◆ Your task:
Every line of the material is to be quoted verbatim, minus the pictures.

— START Data shown —

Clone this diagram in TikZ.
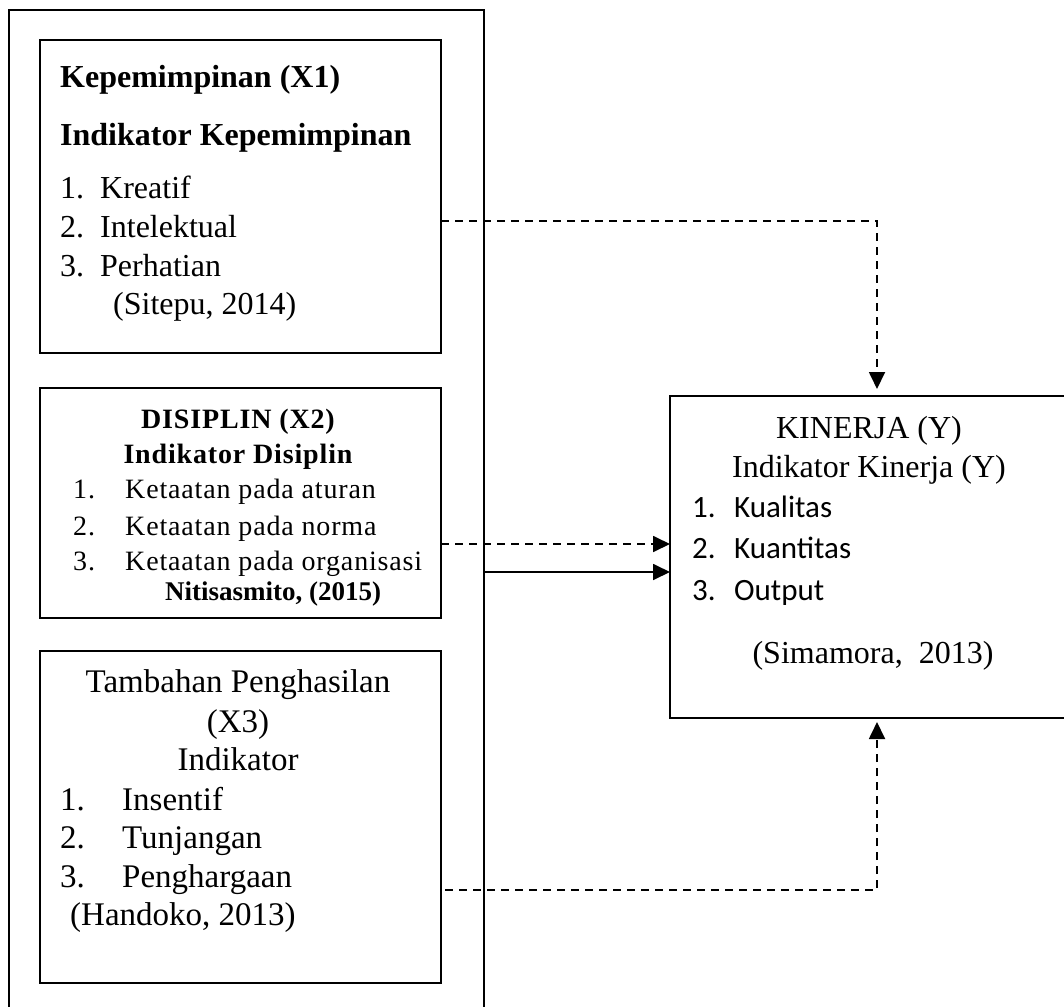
\documentclass[tikz,border=0pt]{standalone}
\usepackage{fontspec}
\setmainfont{Liberation Serif}
\newfontfamily\calib{Carlito}
\newfontfamily\spaced[LetterSpace=3]{Liberation Serif}
\usetikzlibrary{arrows.meta}
\newcommand{\fsA}{\fontsize{32pt}{38pt}\selectfont}
\newcommand{\fsB}{\spaced\fontsize{28pt}{32pt}\selectfont}
\newcommand{\fsC}{\fontsize{33pt}{38pt}\selectfont}
\newcommand{\fsD}{\calib\fontsize{31pt}{36pt}\selectfont}
\begin{document}
\begin{tikzpicture}[x=1pt,y=-1pt,
  boxnode/.style={draw, line width=1.8pt, inner sep=0pt, outer sep=0pt, anchor=north west},
  txt/.style={anchor=base west, inner sep=0pt},
  ctxt/.style={anchor=base, inner sep=0pt},
  conn/.style={line width=1.8pt, -{Triangle[length=17pt,width=16pt]}},
  dconn/.style={conn, dash pattern=on 8pt off 6pt}]
\useasboundingbox (0,0) rectangle (1064,1006);
\clip (0,0) rectangle (1064,1006);
\fill[white] (0,0) rectangle (1064,1006);
% boxes
\node[boxnode, minimum width=475pt, minimum height=1040pt] (outer) at (9,10) {};
\node[boxnode, minimum width=401pt, minimum height=313pt] (x1) at (40,40) {};
\node[boxnode, minimum width=401pt, minimum height=230pt] (x2) at (40,388) {};
\node[boxnode, minimum width=401pt, minimum height=332pt] (x3) at (40,651) {};
\node[boxnode, minimum width=414pt, minimum height=322pt] (ky) at (670,396) {};
% X1 texts
\node[txt] (x1a) at (60,88) {\fsA\bfseries Kepemimpinan (X1)};
\node[txt] (x1b) at (60,145) {\fsA\bfseries Indikator Kepemimpinan};
\node[txt] (x1c) at (60,198) {\fsA\makebox[40pt][l]{1.}Kreatif};
\node[txt] (x1d) at (60,237) {\fsA\makebox[40pt][l]{2.}Intelektual};
\node[txt] (x1e) at (60,276) {\fsA\makebox[40pt][l]{3.}Perhatian};
\node[txt] (x1f) at (113,314) {\fsA(Sitepu, 2014)};
% X2 texts
\node[ctxt] (x2a) at (238,428) {\fsB\bfseries DISIPLIN (X2)};
\node[ctxt] (x2b) at (238,463) {\fsB\bfseries Indikator Disiplin};
\node[txt] (x2c) at (73,498) {\fsB\makebox[52pt][l]{1.}Ketaatan pada aturan};
\node[txt] (x2d) at (73,535) {\fsB\makebox[52pt][l]{2.}Ketaatan pada norma};
\node[txt] (x2e) at (73,570) {\fsB\makebox[52pt][l]{3.}Ketaatan pada organisasi};
\node[txt] (x2f) at (165,600) {\fontsize{27pt}{30pt}\selectfont\bfseries Nitisasmito, (2015)};
% X3 texts
\node[ctxt] (x3a) at (238,692) {\fsC Tambahan Penghasilan};
\node[ctxt] (x3b) at (238,732) {\fsC (X3)};
\node[ctxt] (x3c) at (238,770) {\fsC Indikator};
\node[txt] (x3d) at (60,810) {\fsC\makebox[62pt][l]{1.}Insentif};
\node[txt] (x3e) at (60,848) {\fsC\makebox[62pt][l]{2.}Tunjangan};
\node[txt] (x3f) at (60,887) {\fsC\makebox[62pt][l]{3.}Penghargaan};
\node[txt] (x3g) at (70,925) {\fsC(Handoko, 2013)};
% Y texts
\node[ctxt] (ya) at (869,438) {\fsA KINERJA (Y)};
\node[ctxt] (yb) at (869,477) {\fsA Indikator Kinerja (Y)};
\node[txt] (yc) at (692,517) {\fsD\makebox[42pt][l]{1.}Kualitas};
\node[txt] (yd) at (692,558) {\fsD\makebox[42pt][l]{2.}Kuantitas};
\node[txt] (ye) at (692,600) {\fsD\makebox[42pt][l]{3.}Output};
\node[ctxt] (yf) at (873,663) {\fsA(Simamora,~~2013)};
% connectors
\draw[dconn, shorten >=7pt] (x1.east |- 0,221) -| (ky.north);
\draw[dconn] (x2.east |- 0,544) -- (ky.west |- 0,544);
\draw[conn] (outer.east |- 0,572) -- (ky.west |- 0,572);
\draw[dconn, shorten >=4pt] ([xshift=4pt]x3.east |- 0,890) -| (ky.south);
\end{tikzpicture}
\end{document}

— END Data shown —

◆ Exercise output:
Clone this diagram in TikZ.
\documentclass[tikz,border=0pt]{standalone}
\usepackage{fontspec}
\setmainfont{Liberation Serif}
\newfontfamily\calib{Carlito}
\newfontfamily\spaced[LetterSpace=3]{Liberation Serif}
\usetikzlibrary{arrows.meta}
\newcommand{\fsA}{\fontsize{32pt}{38pt}\selectfont}
\newcommand{\fsB}{\spaced\fontsize{28pt}{32pt}\selectfont}
\newcommand{\fsC}{\fontsize{33pt}{38pt}\selectfont}
\newcommand{\fsD}{\calib\fontsize{31pt}{36pt}\selectfont}
\begin{document}
\begin{tikzpicture}[x=1pt,y=-1pt,
  boxnode/.style={draw, line width=1.8pt, inner sep=0pt, outer sep=0pt, anchor=north west},
  txt/.style={anchor=base west, inner sep=0pt},
  ctxt/.style={anchor=base, inner sep=0pt},
  conn/.style={line width=1.8pt, -{Triangle[length=17pt,width=16pt]}},
  dconn/.style={conn, dash pattern=on 8pt off 6pt}]
\useasboundingbox (0,0) rectangle (1064,1006);
\clip (0,0) rectangle (1064,1006);
\fill[white] (0,0) rectangle (1064,1006);
% boxes
\node[boxnode, minimum width=475pt, minimum height=1040pt] (outer) at (9,10) {};
\node[boxnode, minimum width=401pt, minimum height=313pt] (x1) at (40,40) {};
\node[boxnode, minimum width=401pt, minimum height=230pt] (x2) at (40,388) {};
\node[boxnode, minimum width=401pt, minimum height=332pt] (x3) at (40,651) {};
\node[boxnode, minimum width=414pt, minimum height=322pt] (ky) at (670,396) {};
% X1 texts
\node[txt] (x1a) at (60,88) {\fsA\bfseries Kepemimpinan (X1)};
\node[txt] (x1b) at (60,145) {\fsA\bfseries Indikator Kepemimpinan};
\node[txt] (x1c) at (60,198) {\fsA\makebox[40pt][l]{1.}Kreatif};
\node[txt] (x1d) at (60,237) {\fsA\makebox[40pt][l]{2.}Intelektual};
\node[txt] (x1e) at (60,276) {\fsA\makebox[40pt][l]{3.}Perhatian};
\node[txt] (x1f) at (113,314) {\fsA(Sitepu, 2014)};
% X2 texts
\node[ctxt] (x2a) at (238,428) {\fsB\bfseries DISIPLIN (X2)};
\node[ctxt] (x2b) at (238,463) {\fsB\bfseries Indikator Disiplin};
\node[txt] (x2c) at (73,498) {\fsB\makebox[52pt][l]{1.}Ketaatan pada aturan};
\node[txt] (x2d) at (73,535) {\fsB\makebox[52pt][l]{2.}Ketaatan pada norma};
\node[txt] (x2e) at (73,570) {\fsB\makebox[52pt][l]{3.}Ketaatan pada organisasi};
\node[txt] (x2f) at (165,600) {\fontsize{27pt}{30pt}\selectfont\bfseries Nitisasmito, (2015)};
% X3 texts
\node[ctxt] (x3a) at (238,692) {\fsC Tambahan Penghasilan};
\node[ctxt] (x3b) at (238,732) {\fsC (X3)};
\node[ctxt] (x3c) at (238,770) {\fsC Indikator};
\node[txt] (x3d) at (60,810) {\fsC\makebox[62pt][l]{1.}Insentif};
\node[txt] (x3e) at (60,848) {\fsC\makebox[62pt][l]{2.}Tunjangan};
\node[txt] (x3f) at (60,887) {\fsC\makebox[62pt][l]{3.}Penghargaan};
\node[txt] (x3g) at (70,925) {\fsC(Handoko, 2013)};
% Y texts
\node[ctxt] (ya) at (869,438) {\fsA KINERJA (Y)};
\node[ctxt] (yb) at (869,477) {\fsA Indikator Kinerja (Y)};
\node[txt] (yc) at (692,517) {\fsD\makebox[42pt][l]{1.}Kualitas};
\node[txt] (yd) at (692,558) {\fsD\makebox[42pt][l]{2.}Kuantitas};
\node[txt] (ye) at (692,600) {\fsD\makebox[42pt][l]{3.}Output};
\node[ctxt] (yf) at (873,663) {\fsA(Simamora,~~2013)};
% connectors
\draw[dconn, shorten >=7pt] (x1.east |- 0,221) -| (ky.north);
\draw[dconn] (x2.east |- 0,544) -- (ky.west |- 0,544);
\draw[conn] (outer.east |- 0,572) -- (ky.west |- 0,572);
\draw[dconn, shorten >=4pt] ([xshift=4pt]x3.east |- 0,890) -| (ky.south);
\end{tikzpicture}
\end{document}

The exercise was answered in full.